Collected data entries:
-- Start --
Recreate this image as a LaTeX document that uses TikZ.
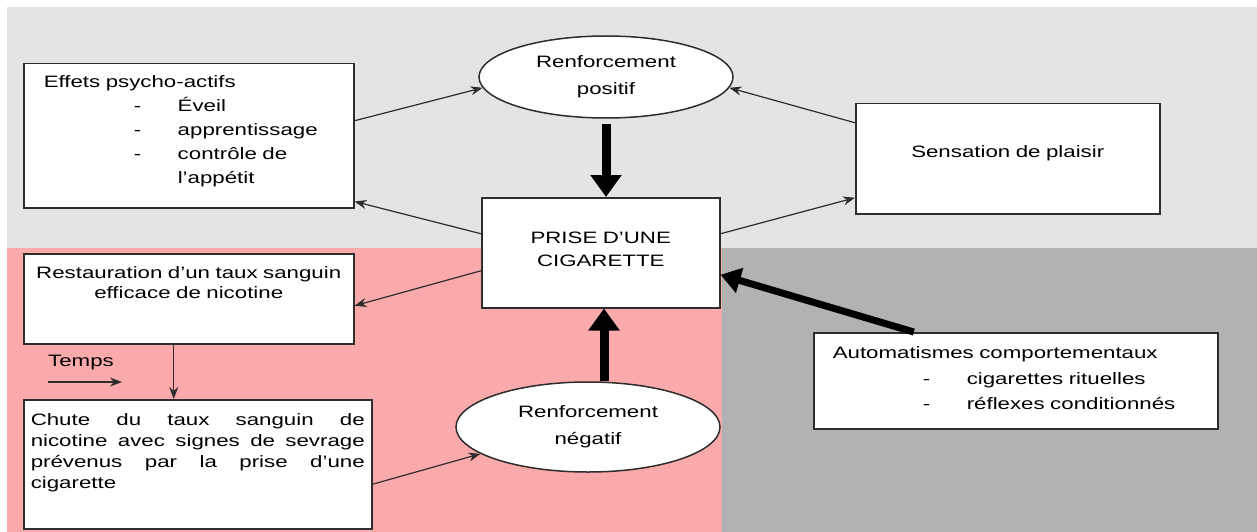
\documentclass[tikz,border=0pt]{standalone}
\usepackage{fontspec}
\setmainfont{Liberation Sans}[FakeStretch=1.35]
\usepackage{tikz}
\usetikzlibrary{shapes.geometric, arrows.meta}

\definecolor{fondclair}{RGB}{228,228,228}
\definecolor{fondrose}{RGB}{250,170,170}
\definecolor{fondgris}{RGB}{178,178,178}
\definecolor{trait}{RGB}{45,45,45}

\tolerance=10000
\hyphenpenalty=10000
\newcommand{\tiret}[1]{\hspace*{90pt}\makebox[44pt][l]{-}#1}

\begin{document}
\begin{tikzpicture}[x=1pt, y=-1pt,
		boite/.style={draw=trait, line width=1.5pt, fill=white, anchor=north west, inner ysep=0pt},
		bulle/.style={ellipse, draw=trait, line width=1.5pt, fill=white, inner sep=0pt, align=center},
		fleche/.style={-{Stealth[length=12pt, width=9pt]}, line width=1.2pt, draw=trait},
		grosse/.style={-{Triangle[length=22pt, width=30pt]}, line width=9pt},
		font=\fontsize{16.5}{22}\selectfont]
			\useasboundingbox (0,0) rectangle (1257,532);
			
			% Draw the three background zones
			\fill[fondclair] (7,7) rectangle (1257,248);
			\fill[fondrose] (7,248) rectangle (722,532);
			\fill[fondgris] (722,248) rectangle (1257,532);
			
			% Boxes
			\node[boite, text width=290pt, inner xsep=20pt, align=left, text height=24pt, text depth=120pt, font=\fontsize{16.5}{24}\selectfont] (effets) at (23,63)
				{Effets psycho-actifs\\ \tiret{Éveil}\\ \tiret{apprentissage}\\ \tiret{contrôle de}\\ \hspace*{134pt}l'appétit};
			\node[boite, text width=222pt, inner xsep=8pt, align=center, text height=46pt, text depth=64pt, font=\fontsize{16.5}{23}\selectfont] (prise) at (481,197)
				{PRISE D'UNE\\ CIGARETTE};
			\node[boite, text width=288pt, inner xsep=8pt, align=center, text height=54pt, text depth=56pt] (plaisir) at (855,103)
				{Sensation de plaisir};
			\node[boite, text width=314pt, inner xsep=8pt, align=center, text height=25pt, text depth=65pt, font=\fontsize{16.5}{20}\selectfont] (restau) at (23,253)
				{Restauration d'un taux sanguin\\ efficace de nicotine};
			\node[boite, text width=334pt, inner xsep=7pt, align=justify, text height=26pt, text depth=103pt, font=\fontsize{16.5}{21}\selectfont] (chute) at (23,399)
				{Chute du taux sanguin de\linebreak nicotine avec signes de sevrage\linebreak prévenus par la prise d'une\linebreak cigarette};
			\node[boite, text width=366pt, inner xsep=19pt, align=left, text height=26pt, text depth=70pt, font=\fontsize{16.5}{25.5}\selectfont] (automat) at (813,332)
				{Automatismes comportementaux\\ \tiret{cigarettes rituelles}\\ \tiret{réflexes conditionnés}};
			
			% Ellipses
			\node[bulle, minimum width=254pt, minimum height=82pt, font=\fontsize{16.5}{27}\selectfont] (rpos) at (606,77) {Renforcement\\ positif};
			\node[bulle, minimum width=264pt, minimum height=90pt, font=\fontsize{16.5}{27}\selectfont] (rneg) at (588,427) {Renforcement\\ négatif};
			
			% Time label
			\node[anchor=west, inner sep=0pt] (temps) at (48,363) {Temps};
			\coordinate (temps0) at (48,382);
			\coordinate (temps1) at (122,382);
			\draw[fleche] (temps0) -- (temps1);
			
			% Thin arrows
			\draw[fleche] ([yshift=15pt]effets.east) -- (rpos.185);
			\draw[fleche] ([yshift=19pt]prise.west) -- ([yshift=7pt]effets.south east);
			\draw[fleche] ([yshift=36pt]plaisir.west) -- (rpos.355);
			\draw[fleche] ([yshift=19pt]prise.east) -- ([yshift=-39pt]plaisir.west);
			\draw[fleche] ([yshift=-18pt]prise.west) -- ([yshift=-7pt]restau.east);
			\draw[fleche] ([xshift=-15pt]restau.south) -- ([xshift=-15pt]restau.south |- chute.north);
			\draw[fleche] ([yshift=-20pt]chute.east) -- (rneg.194);
			
			% Thick arrows
			\draw[grosse] ([yshift=-5pt]rpos.south) -- (rpos.south |- prise.north);
			\draw[grosse] ([xshift=16pt]rneg.north) -- ([xshift=16pt]rneg.north |- prise.south);
			\draw[grosse, line width=7pt, -{Triangle[length=20pt, width=25pt]}] ([xshift=-102pt]automat.north) -- ([yshift=-22pt]prise.east);
			
		\end{tikzpicture}
\end{document}
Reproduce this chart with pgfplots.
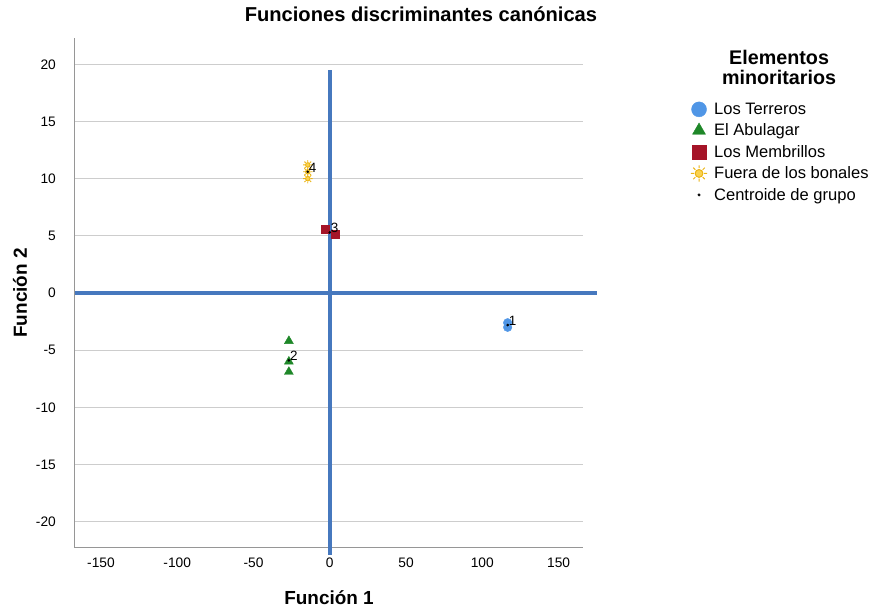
-- End --
### PROBLEM REQUIREMENTS
From the entries above, output every line exactly and omit any image.

### WRITTEN SOLUTION
Recreate this image as a LaTeX document that uses TikZ.
\documentclass[tikz,border=0pt]{standalone}
\usepackage{fontspec}
\setmainfont{Liberation Sans}[FakeStretch=1.35]
\usepackage{tikz}
\usetikzlibrary{shapes.geometric, arrows.meta}

\definecolor{fondclair}{RGB}{228,228,228}
\definecolor{fondrose}{RGB}{250,170,170}
\definecolor{fondgris}{RGB}{178,178,178}
\definecolor{trait}{RGB}{45,45,45}

\tolerance=10000
\hyphenpenalty=10000
\newcommand{\tiret}[1]{\hspace*{90pt}\makebox[44pt][l]{-}#1}

\begin{document}
\begin{tikzpicture}[x=1pt, y=-1pt,
		boite/.style={draw=trait, line width=1.5pt, fill=white, anchor=north west, inner ysep=0pt},
		bulle/.style={ellipse, draw=trait, line width=1.5pt, fill=white, inner sep=0pt, align=center},
		fleche/.style={-{Stealth[length=12pt, width=9pt]}, line width=1.2pt, draw=trait},
		grosse/.style={-{Triangle[length=22pt, width=30pt]}, line width=9pt},
		font=\fontsize{16.5}{22}\selectfont]
			\useasboundingbox (0,0) rectangle (1257,532);
			
			% Draw the three background zones
			\fill[fondclair] (7,7) rectangle (1257,248);
			\fill[fondrose] (7,248) rectangle (722,532);
			\fill[fondgris] (722,248) rectangle (1257,532);
			
			% Boxes
			\node[boite, text width=290pt, inner xsep=20pt, align=left, text height=24pt, text depth=120pt, font=\fontsize{16.5}{24}\selectfont] (effets) at (23,63)
				{Effets psycho-actifs\\ \tiret{Éveil}\\ \tiret{apprentissage}\\ \tiret{contrôle de}\\ \hspace*{134pt}l'appétit};
			\node[boite, text width=222pt, inner xsep=8pt, align=center, text height=46pt, text depth=64pt, font=\fontsize{16.5}{23}\selectfont] (prise) at (481,197)
				{PRISE D'UNE\\ CIGARETTE};
			\node[boite, text width=288pt, inner xsep=8pt, align=center, text height=54pt, text depth=56pt] (plaisir) at (855,103)
				{Sensation de plaisir};
			\node[boite, text width=314pt, inner xsep=8pt, align=center, text height=25pt, text depth=65pt, font=\fontsize{16.5}{20}\selectfont] (restau) at (23,253)
				{Restauration d'un taux sanguin\\ efficace de nicotine};
			\node[boite, text width=334pt, inner xsep=7pt, align=justify, text height=26pt, text depth=103pt, font=\fontsize{16.5}{21}\selectfont] (chute) at (23,399)
				{Chute du taux sanguin de\linebreak nicotine avec signes de sevrage\linebreak prévenus par la prise d'une\linebreak cigarette};
			\node[boite, text width=366pt, inner xsep=19pt, align=left, text height=26pt, text depth=70pt, font=\fontsize{16.5}{25.5}\selectfont] (automat) at (813,332)
				{Automatismes comportementaux\\ \tiret{cigarettes rituelles}\\ \tiret{réflexes conditionnés}};
			
			% Ellipses
			\node[bulle, minimum width=254pt, minimum height=82pt, font=\fontsize{16.5}{27}\selectfont] (rpos) at (606,77) {Renforcement\\ positif};
			\node[bulle, minimum width=264pt, minimum height=90pt, font=\fontsize{16.5}{27}\selectfont] (rneg) at (588,427) {Renforcement\\ négatif};
			
			% Time label
			\node[anchor=west, inner sep=0pt] (temps) at (48,363) {Temps};
			\coordinate (temps0) at (48,382);
			\coordinate (temps1) at (122,382);
			\draw[fleche] (temps0) -- (temps1);
			
			% Thin arrows
			\draw[fleche] ([yshift=15pt]effets.east) -- (rpos.185);
			\draw[fleche] ([yshift=19pt]prise.west) -- ([yshift=7pt]effets.south east);
			\draw[fleche] ([yshift=36pt]plaisir.west) -- (rpos.355);
			\draw[fleche] ([yshift=19pt]prise.east) -- ([yshift=-39pt]plaisir.west);
			\draw[fleche] ([yshift=-18pt]prise.west) -- ([yshift=-7pt]restau.east);
			\draw[fleche] ([xshift=-15pt]restau.south) -- ([xshift=-15pt]restau.south |- chute.north);
			\draw[fleche] ([yshift=-20pt]chute.east) -- (rneg.194);
			
			% Thick arrows
			\draw[grosse] ([yshift=-5pt]rpos.south) -- (rpos.south |- prise.north);
			\draw[grosse] ([xshift=16pt]rneg.north) -- ([xshift=16pt]rneg.north |- prise.south);
			\draw[grosse, line width=7pt, -{Triangle[length=20pt, width=25pt]}] ([xshift=-102pt]automat.north) -- ([yshift=-22pt]prise.east);
			
		\end{tikzpicture}
\end{document}
Reproduce this chart with pgfplots.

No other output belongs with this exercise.